Open OTP-Maintainer opened 7 years ago

OTP-Maintainer commented 7 years ago

Original reporter: boris.okner Affected version: OTP-19.1.1 Component: runtime_tools Migrated from: https://bugs.erlang.org/browse/ERL-355


When using 'function_call' and 'function_return' tracepoints, LTTng viewer always show 'depth = 0' regardless of the actual stack depth. Following is the sample of the LTTng viewer output showing one function calling another, with the inner function call and return having 'depth = 0' (whereas it should have been 1):

[20:56:09.773366183] (+0.000000084) jabber-node03 org_erlang_dyntrace:function_call: { cpu_id = 4 }, { pid = "<0.31599.6>", entry = "ezlib:process/2", depth = 0 }
[20:56:09.773379981] (+0.000000136) jabber-node03 org_erlang_dyntrace:function_call: { cpu_id = 4 }, { pid = "<0.31599.6>", entry = "ezlib_nif:process_buffer/2", depth = 0 }
[20:56:09.773399320] (+0.000000762) jabber-node03 org_erlang_dyntrace:function_return: { cpu_id = 4 }, { pid = "<0.31599.6>", entry = "ezlib_nif:process_buffer/2", depth = 0 }
[20:56:09.773406352] (+0.000000256) jabber-node03 org_erlang_dyntrace:function_return: { cpu_id = 4 }, { pid = "<0.31599.6>", entry = "ezlib:process/2", depth = 0 }

Having depth value right is critical for us to properly analyze the traces, as it gives a shield against lost lttng records and/or function calls that do not return (either by design or for other reasons). 
OTP-Maintainer commented 7 years ago

lukas said:

The lttng tracing is implemented using the erl_tracer NIF framework and thus has access to the same information as exposed through the nif API. At the moment, it is not possible to get the current stack size from a NIF so the lttng probes do not provide it.

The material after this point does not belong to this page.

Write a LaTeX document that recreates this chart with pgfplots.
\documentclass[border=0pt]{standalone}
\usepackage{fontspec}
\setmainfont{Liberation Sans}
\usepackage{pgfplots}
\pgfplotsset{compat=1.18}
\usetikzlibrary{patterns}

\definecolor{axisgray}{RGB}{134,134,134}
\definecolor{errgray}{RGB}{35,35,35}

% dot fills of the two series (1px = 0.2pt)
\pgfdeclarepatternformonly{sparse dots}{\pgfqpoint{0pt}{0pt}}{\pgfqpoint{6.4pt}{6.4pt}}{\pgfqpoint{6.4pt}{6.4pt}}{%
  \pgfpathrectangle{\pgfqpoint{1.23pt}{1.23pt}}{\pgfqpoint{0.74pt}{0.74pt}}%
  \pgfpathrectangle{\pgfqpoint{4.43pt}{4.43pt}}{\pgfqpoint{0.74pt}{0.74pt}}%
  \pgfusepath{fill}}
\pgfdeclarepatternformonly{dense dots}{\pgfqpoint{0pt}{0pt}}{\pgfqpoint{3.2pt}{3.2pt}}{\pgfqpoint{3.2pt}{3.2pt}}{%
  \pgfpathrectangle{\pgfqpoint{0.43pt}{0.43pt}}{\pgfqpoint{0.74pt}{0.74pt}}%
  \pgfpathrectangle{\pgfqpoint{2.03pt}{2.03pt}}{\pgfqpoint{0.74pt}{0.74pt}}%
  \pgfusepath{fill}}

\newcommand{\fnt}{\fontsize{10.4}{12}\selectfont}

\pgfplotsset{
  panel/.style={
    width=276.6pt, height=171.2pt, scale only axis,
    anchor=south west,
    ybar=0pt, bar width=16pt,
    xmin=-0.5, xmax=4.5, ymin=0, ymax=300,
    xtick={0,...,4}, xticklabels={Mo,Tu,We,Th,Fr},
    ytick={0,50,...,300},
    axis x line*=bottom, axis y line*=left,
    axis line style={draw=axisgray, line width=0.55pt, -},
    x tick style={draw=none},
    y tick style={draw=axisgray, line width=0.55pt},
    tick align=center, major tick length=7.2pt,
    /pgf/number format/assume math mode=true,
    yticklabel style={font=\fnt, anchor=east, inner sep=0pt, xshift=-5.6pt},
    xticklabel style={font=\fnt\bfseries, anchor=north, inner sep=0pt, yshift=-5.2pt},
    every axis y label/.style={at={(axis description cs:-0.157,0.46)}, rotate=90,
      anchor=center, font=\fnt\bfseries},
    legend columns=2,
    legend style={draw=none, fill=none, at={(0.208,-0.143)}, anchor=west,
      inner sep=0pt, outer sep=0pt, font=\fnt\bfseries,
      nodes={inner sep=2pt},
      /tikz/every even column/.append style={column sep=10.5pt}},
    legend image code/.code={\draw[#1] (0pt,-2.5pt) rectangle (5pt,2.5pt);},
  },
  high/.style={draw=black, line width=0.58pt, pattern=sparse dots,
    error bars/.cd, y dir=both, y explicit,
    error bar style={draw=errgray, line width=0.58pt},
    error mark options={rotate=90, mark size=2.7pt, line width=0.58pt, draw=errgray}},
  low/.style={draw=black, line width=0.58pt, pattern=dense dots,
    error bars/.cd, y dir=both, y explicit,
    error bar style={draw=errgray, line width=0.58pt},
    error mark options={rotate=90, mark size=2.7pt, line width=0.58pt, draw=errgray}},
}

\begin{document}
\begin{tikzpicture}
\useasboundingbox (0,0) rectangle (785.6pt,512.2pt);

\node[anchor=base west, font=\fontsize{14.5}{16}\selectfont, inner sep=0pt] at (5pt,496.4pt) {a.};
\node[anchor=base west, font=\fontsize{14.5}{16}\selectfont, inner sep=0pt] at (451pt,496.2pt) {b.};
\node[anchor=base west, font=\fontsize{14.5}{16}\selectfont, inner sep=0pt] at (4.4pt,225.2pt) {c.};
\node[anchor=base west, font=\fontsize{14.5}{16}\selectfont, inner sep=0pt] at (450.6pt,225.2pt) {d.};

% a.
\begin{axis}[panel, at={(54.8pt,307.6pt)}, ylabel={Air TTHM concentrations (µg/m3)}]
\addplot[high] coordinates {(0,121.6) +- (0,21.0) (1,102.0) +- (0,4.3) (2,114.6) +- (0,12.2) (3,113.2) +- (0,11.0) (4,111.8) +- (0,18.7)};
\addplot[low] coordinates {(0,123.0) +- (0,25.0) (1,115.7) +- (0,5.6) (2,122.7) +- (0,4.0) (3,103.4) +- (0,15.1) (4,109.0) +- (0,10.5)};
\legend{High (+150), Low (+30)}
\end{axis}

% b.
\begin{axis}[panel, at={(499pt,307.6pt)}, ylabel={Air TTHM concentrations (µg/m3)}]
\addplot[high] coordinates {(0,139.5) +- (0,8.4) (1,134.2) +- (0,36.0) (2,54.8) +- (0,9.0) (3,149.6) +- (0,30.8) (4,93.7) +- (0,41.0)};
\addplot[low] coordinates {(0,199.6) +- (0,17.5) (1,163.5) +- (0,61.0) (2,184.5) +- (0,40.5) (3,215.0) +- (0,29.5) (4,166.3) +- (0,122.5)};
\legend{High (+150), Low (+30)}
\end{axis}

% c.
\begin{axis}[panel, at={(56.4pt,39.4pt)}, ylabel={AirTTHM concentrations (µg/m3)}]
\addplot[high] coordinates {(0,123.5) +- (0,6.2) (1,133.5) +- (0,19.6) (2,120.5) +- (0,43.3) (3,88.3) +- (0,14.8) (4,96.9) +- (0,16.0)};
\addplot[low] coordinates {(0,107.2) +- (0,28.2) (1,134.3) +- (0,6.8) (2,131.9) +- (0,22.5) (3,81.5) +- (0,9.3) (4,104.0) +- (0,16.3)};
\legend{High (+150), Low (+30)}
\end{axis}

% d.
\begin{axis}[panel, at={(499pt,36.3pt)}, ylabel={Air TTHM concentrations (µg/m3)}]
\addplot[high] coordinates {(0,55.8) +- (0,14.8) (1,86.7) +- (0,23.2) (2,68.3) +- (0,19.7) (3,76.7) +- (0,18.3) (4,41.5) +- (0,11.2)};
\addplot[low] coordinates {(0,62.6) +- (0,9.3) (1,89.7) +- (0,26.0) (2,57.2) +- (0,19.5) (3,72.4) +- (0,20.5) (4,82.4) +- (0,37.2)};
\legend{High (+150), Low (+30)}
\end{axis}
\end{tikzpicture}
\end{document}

The reason it is in the trace at all it because the dtrace/systemtap probes have it and we want the different tracing technologies to be consistent.

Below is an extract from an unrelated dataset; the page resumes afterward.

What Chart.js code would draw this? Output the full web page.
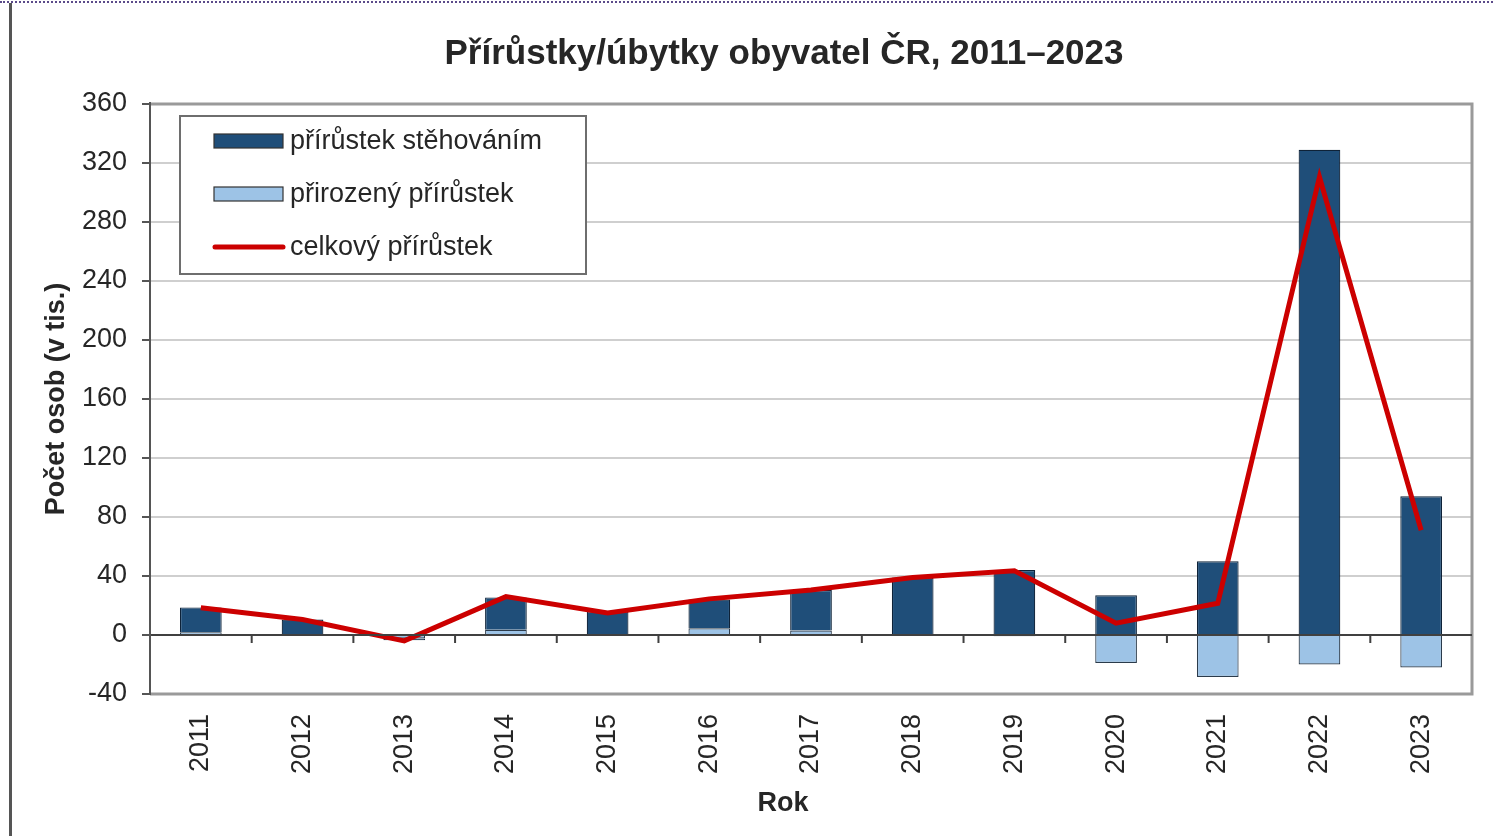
<!DOCTYPE html>
<html>
<head>
<meta charset="utf-8">
<script src="https://cdn.jsdelivr.net/npm/chart.js@4.4.1/dist/chart.umd.min.js"></script>
<style>
  html, body { margin: 0; padding: 0; background: #fff; }
  #wrap { position: relative; width: 1493px; height: 836px; overflow: hidden; }
  #frameTop { position: absolute; left: 0; top: 1px; width: 1493px; border-top: 2px dotted #5b4b8a; }
  #frameLeft { position: absolute; left: 9px; top: 3px; height: 833px; border-left: 3px solid #555; }
  canvas { position: absolute; left: 0; top: 0; }
</style>
</head>
<body>
<div id="wrap">
  <canvas id="c" width="1493" height="836"></canvas>
  <div id="frameTop"></div>
  <div id="frameLeft"></div>
</div>
<script>
// ---- data (tis. osob) ----
const years = ['2011','2012','2013','2014','2015','2016','2017','2018','2019','2020','2021','2022','2023'];
const migrace  = [16.9, 10.3, -1.3, 22.0, 16.0, 19.5, 27.5, 38.6, 44.0, 27.0, 50.0, 329.0, 94.0];
const prirozeny = [1.8, 0.2, -2.3, 3.5, -0.4, 4.5, 3.0, 0.4, -0.8, -19.0, -28.5, -20.0, -22.0];
const celkem   = [18.5, 10.5, -4.0, 26.0, 15.0, 24.5, 30.5, 39.0, 43.5, 8.0, 21.5, 310.5, 71.0];
const yTicks = [-40, 0, 40, 80, 120, 160, 200, 240, 280, 320, 360];
const chartTitle = 'Přírůstky/úbytky obyvatel ČR, 2011–2023';
const xTitle = 'Rok';

const FONT = '"Liberation Sans", Arial, sans-serif';
const TXT = '#262626';

// title, plot frame, x tick marks on the zero line and legend box
const decor = {
  id: 'decor',
  beforeDatasetsDraw(chart) {
    const { ctx, chartArea: a } = chart;
    ctx.save();
    ctx.strokeStyle = '#9a9a9a';
    ctx.lineWidth = 3;
    ctx.beginPath();
    ctx.moveTo(a.left, a.top); ctx.lineTo(a.right, a.top); ctx.lineTo(a.right, a.bottom); ctx.lineTo(a.left, a.bottom);
    ctx.stroke();
    ctx.restore();
  },
  afterDatasetsDraw(chart) {
    const { ctx, chartArea: a, scales: { x, y } } = chart;
    ctx.save();
    // titles
    ctx.fillStyle = TXT;
    ctx.textAlign = 'center';
    ctx.textBaseline = 'middle';
    ctx.font = 'bold 35px ' + FONT;
    ctx.fillText(chartTitle, 784, 54);
    ctx.font = 'bold 27px ' + FONT;
    ctx.fillText(xTitle, 783, 804);
    ctx.textAlign = 'left';

    // zero line
    const y0 = y.getPixelForValue(0);
    ctx.strokeStyle = '#404040';
    ctx.lineWidth = 2;
    ctx.beginPath();
    ctx.moveTo(a.left, y0); ctx.lineTo(a.right, y0);
    for (let i = 1; i < years.length; i++) {
      const xb = x.getPixelForValue(i - 0.5);
      ctx.moveTo(xb, y0); ctx.lineTo(xb, y0 + 8);
    }
    ctx.stroke();
    // left axis line
    ctx.strokeStyle = '#555';
    ctx.lineWidth = 2;
    ctx.beginPath();
    ctx.moveTo(a.left, a.top - 2); ctx.lineTo(a.left, a.bottom + 1);
    ctx.stroke();

    // legend
    const lx = a.left + 30, ly = a.top + 12, lw = 406, lh = 158;
    ctx.fillStyle = '#fff';
    ctx.fillRect(lx, ly, lw, lh);
    ctx.strokeStyle = '#6e6e6e';
    ctx.lineWidth = 2;
    ctx.strokeRect(lx, ly, lw, lh);
    const items = [chart.data.datasets[1], chart.data.datasets[0], chart.data.datasets[2]];
    ctx.font = '27px ' + FONT;
    ctx.textBaseline = 'middle';
    items.forEach((ds, i) => {
      const cy = ly + 25 + i * 53;
      if (ds.type === 'line') {
        ctx.strokeStyle = ds.borderColor;
        ctx.lineWidth = 5;
        ctx.lineCap = 'round';
        ctx.beginPath();
        ctx.moveTo(lx + 35, cy); ctx.lineTo(lx + 103, cy);
        ctx.stroke();
      } else {
        ctx.fillStyle = ds.backgroundColor;
        ctx.fillRect(lx + 34, cy - 7, 69, 14);
        ctx.strokeStyle = '#333';
        ctx.lineWidth = 1.2;
        ctx.strokeRect(lx + 34, cy - 7, 69, 14);
      }
      ctx.fillStyle = TXT;
      ctx.fillText(ds.label, lx + 110, cy + 1);
    });
    ctx.restore();
  }
};

new Chart(document.getElementById('c'), {
  type: 'bar',
  data: {
    labels: years,
    datasets: [
      { label: 'přirozený přírůstek', data: prirozeny, backgroundColor: '#9dc3e6', borderColor: '#2b3b4b', borderWidth: 1.2, stack: 's', order: 2 },
      { label: 'přírůstek stěhováním', data: migrace, backgroundColor: '#1f4e79', borderColor: '#0e2238', borderWidth: 1.2, stack: 's', order: 2 },
      { type: 'line', label: 'celkový přírůstek', data: celkem, borderColor: '#cc0000', borderWidth: 5, pointRadius: 0, tension: 0, fill: false, order: 1 }
    ]
  },
  options: {
    responsive: false, animation: false,
    layout: { padding: { left: 36, right: 21, top: 104, bottom: 0 } },
    datasets: { bar: { barPercentage: 0.41, categoryPercentage: 1 } },
    plugins: {
      legend: { display: false },
      tooltip: { enabled: false },
      title: { display: false }
    },
    scales: {
      x: {
        stacked: true,
        grid: { display: false },
        border: { display: false },
        ticks: { color: TXT, font: { family: FONT, size: 27 }, minRotation: 90, maxRotation: 90, padding: 12 },
        afterFit: s => { s.height = 142; }
      },
      y: {
        stacked: true,
        min: -40, max: 360,
        afterBuildTicks: s => { s.ticks = yTicks.map(v => ({ value: v })); },
        grid: { color: c => c.tick && c.tick.value === 0 ? '#404040' : '#cfcfcf', lineWidth: 2, tickLength: 8, tickColor: '#555' },
        border: { display: false },
        ticks: { color: TXT, font: { family: FONT, size: 27 }, padding: 15 },
        title: { display: true, text: 'Počet osob (v tis.)', color: TXT, font: { family: FONT, size: 27, weight: 'bold' }, padding: { bottom: 5 } },
        afterFit: s => { s.width = 114; }
      }
    }
  },
  plugins: [decor]
});
</script>
</body>
</html>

With regards to your assertion that you need it in order to analyze traces. Having the depth will not give you any guarantees that you will catch all lost trace messages. For instance the process may pop the stack multiple times and then call down again to the same function using a different path. So no matter what you do, you will have to deal with the possibility of lost trace messages and not being able to reconstruct the call path of a process.

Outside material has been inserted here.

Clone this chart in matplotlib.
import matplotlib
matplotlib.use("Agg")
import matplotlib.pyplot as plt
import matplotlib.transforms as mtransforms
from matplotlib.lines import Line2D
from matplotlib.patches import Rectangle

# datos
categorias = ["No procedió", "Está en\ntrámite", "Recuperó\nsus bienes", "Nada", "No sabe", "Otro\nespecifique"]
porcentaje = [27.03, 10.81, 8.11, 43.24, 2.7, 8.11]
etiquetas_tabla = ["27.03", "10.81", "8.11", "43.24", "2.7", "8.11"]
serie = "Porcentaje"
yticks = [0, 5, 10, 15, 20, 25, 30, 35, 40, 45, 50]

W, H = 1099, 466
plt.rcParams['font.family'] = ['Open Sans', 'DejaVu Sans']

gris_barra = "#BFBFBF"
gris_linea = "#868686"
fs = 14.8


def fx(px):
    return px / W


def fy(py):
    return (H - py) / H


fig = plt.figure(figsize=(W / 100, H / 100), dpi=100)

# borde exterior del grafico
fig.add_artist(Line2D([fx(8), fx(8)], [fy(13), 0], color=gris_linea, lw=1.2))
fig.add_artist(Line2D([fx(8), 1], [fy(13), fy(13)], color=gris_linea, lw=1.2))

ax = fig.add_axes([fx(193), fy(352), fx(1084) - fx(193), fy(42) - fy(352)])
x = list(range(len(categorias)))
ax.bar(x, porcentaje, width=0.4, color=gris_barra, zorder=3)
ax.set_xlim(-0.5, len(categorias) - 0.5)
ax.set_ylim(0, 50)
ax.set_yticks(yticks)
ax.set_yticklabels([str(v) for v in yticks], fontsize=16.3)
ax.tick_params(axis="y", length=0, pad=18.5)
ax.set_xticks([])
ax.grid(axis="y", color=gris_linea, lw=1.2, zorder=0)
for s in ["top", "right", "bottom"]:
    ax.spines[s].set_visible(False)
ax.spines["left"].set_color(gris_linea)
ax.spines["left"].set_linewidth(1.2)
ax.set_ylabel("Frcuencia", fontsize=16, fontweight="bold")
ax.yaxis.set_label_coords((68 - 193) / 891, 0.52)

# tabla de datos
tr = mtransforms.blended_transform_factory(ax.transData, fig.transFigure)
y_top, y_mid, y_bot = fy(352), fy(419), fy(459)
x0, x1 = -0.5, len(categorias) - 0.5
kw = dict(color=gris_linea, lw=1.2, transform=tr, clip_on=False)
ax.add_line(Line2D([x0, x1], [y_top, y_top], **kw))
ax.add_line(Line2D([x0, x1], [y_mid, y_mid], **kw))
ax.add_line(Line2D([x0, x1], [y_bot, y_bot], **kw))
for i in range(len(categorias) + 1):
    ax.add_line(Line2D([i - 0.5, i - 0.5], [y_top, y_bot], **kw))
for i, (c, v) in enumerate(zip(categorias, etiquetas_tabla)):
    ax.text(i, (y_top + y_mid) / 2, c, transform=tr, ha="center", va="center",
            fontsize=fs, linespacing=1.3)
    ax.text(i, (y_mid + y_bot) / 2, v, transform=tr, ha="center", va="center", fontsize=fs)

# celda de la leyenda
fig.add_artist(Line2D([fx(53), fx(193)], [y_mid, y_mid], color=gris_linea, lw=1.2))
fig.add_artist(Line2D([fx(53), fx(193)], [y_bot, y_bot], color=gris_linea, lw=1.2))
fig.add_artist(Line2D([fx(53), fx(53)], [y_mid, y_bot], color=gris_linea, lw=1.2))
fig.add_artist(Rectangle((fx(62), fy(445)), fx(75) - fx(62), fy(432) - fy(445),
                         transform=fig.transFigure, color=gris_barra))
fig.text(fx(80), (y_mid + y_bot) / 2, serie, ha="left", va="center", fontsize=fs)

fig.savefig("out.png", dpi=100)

That being said, if you or someone else wants to contribute a way for nifs to get this information, I don't think we'd have any problems with that. However with the way that dirty-schedulers work it will be a non-trivial thing to implement.
OTP-Maintainer commented 7 years ago

lukas said:

It may also be possible to implement via extending the matchspec functions related to tracing, in the same way as process_dump works.
OTP-Maintainer commented 7 years ago

boris.okner said:

Thank you for the clarification and suggestions. You are right in that having depth value alone is not sufficient to reliably analyze the call path. However, it will greatly reduce the number of cases where the analyzing code has to make complex decisions to deal with the broken call stack.
It would also be great if the documentation mentioned that the 'depth' field does not currently represent the stack depth and is there for consistency only.